Jan. 30 (Bloomberg) -- Saipem SpA plunged a record 34 percent in Milan trading after Europe’s largest oil-service provider cut profit forecasts and an Italian regulator investigated a share sale made before yesterday’s statement.
The stock plummeted 10.44 euros to close at 20.01 euros at the close, valuing the Milan-based company at 8.8 billion euros ($12 billion). Saipem had its rating cut by at least 11 brokers after yesterday’s announcement that 2013 earnings before interest and tax would be less than half the amount expected.
“The order of magnitude of these revisions suggests to us that the company has executed poorly on projects during the process,” Nomura Holdings Inc. said today in a research note. “Moreover, we believe the former management’s decision to bid on projects at low prices could lead to further problems in delivery that may result in additional writedowns.”
Italy’s market regulator Consob said it was reviewing the sale of almost 10 million shares after the close of trading on Jan. 28. The stake was sold at 30.65 euros a share, people familiar with the transaction said, before Saipem announced profit would be lower than expected.
A spokesman for Fidelity Investments, Saipem’s second-largest shareholder according to data compiled by Bloomberg, said the company didn’t sell the stake. A spokesman for Eni SpA, Saipem’s largest shareholder with a 43 percent stake, declined to comment on the matter.
Other providers of engineering to oil producers dropped on concern Saipem’s announcement signaled lower profits across the industry. Technip SA, Europe’s second-largest, fell 7.1 percent, its biggest drop in more than a year. London-based Petrofac Ltd. tumbled 7 percent.
Saipem said yesterday it expected a “very significant reduction” of about 80 percent in Ebit this year from its onshore business because most of the contracts to be carried out are less profitable than those that were completed in 2012, mainly in the Middle East, Nigeria and Algeria.
Bank of America Corp.’s Merrill Lynch unit offered 9.97 million shares, equivalent to 2.3 percent of the company, on behalf of an institutional client after the close of trading on Jan. 28. The price was 30.65 euros to 31.56 euros, according to terms obtained by Bloomberg News.
The shares were sold at the lower end of the range as a “clean-up” trade, according to the term sheet for the sale. A Merrill Lynch spokeswoman in London declined to comment on the transaction.
Delays to large contract awards in Venezuela, Nigeria and Iraq also contributed to the lower guidance, Saipem’s new Chief Executive Officer Umberto Vergine said on a conference call yesterday. In the offshore business, Saipem expects Ebit to fall by 70 percent in 2013, he said.
Vergine took over as CEO on Dec. 5 after Pietro Franco Tali resigned because of an Italian investigation into contracts in Algeria.

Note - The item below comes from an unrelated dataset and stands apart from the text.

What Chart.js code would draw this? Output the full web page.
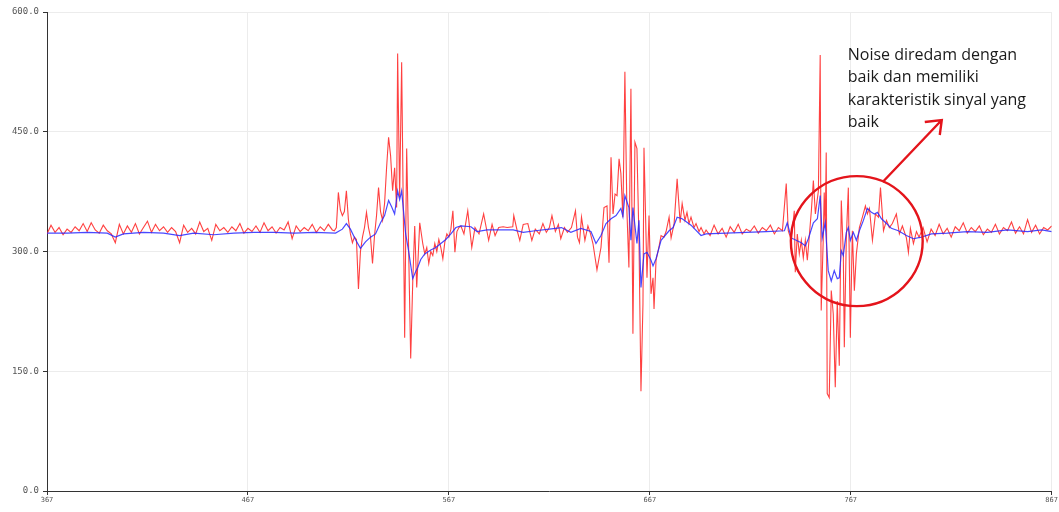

Eni, Italy’s largest oil company, fell 4.7 percent to close at 18.40 euros in Milan trading.
The impact on Eni’s 2013 earnings from Saipem’s outlook is about 200 million euros, Chief Financial Officer Massimo Mondazzi said today in a phone interview. The main upstream projects with Saipem will continue as planned, he said.
Saipem’s profit decline will be temporary and there will be a “significant” pickup in 2014, Mondazzi said.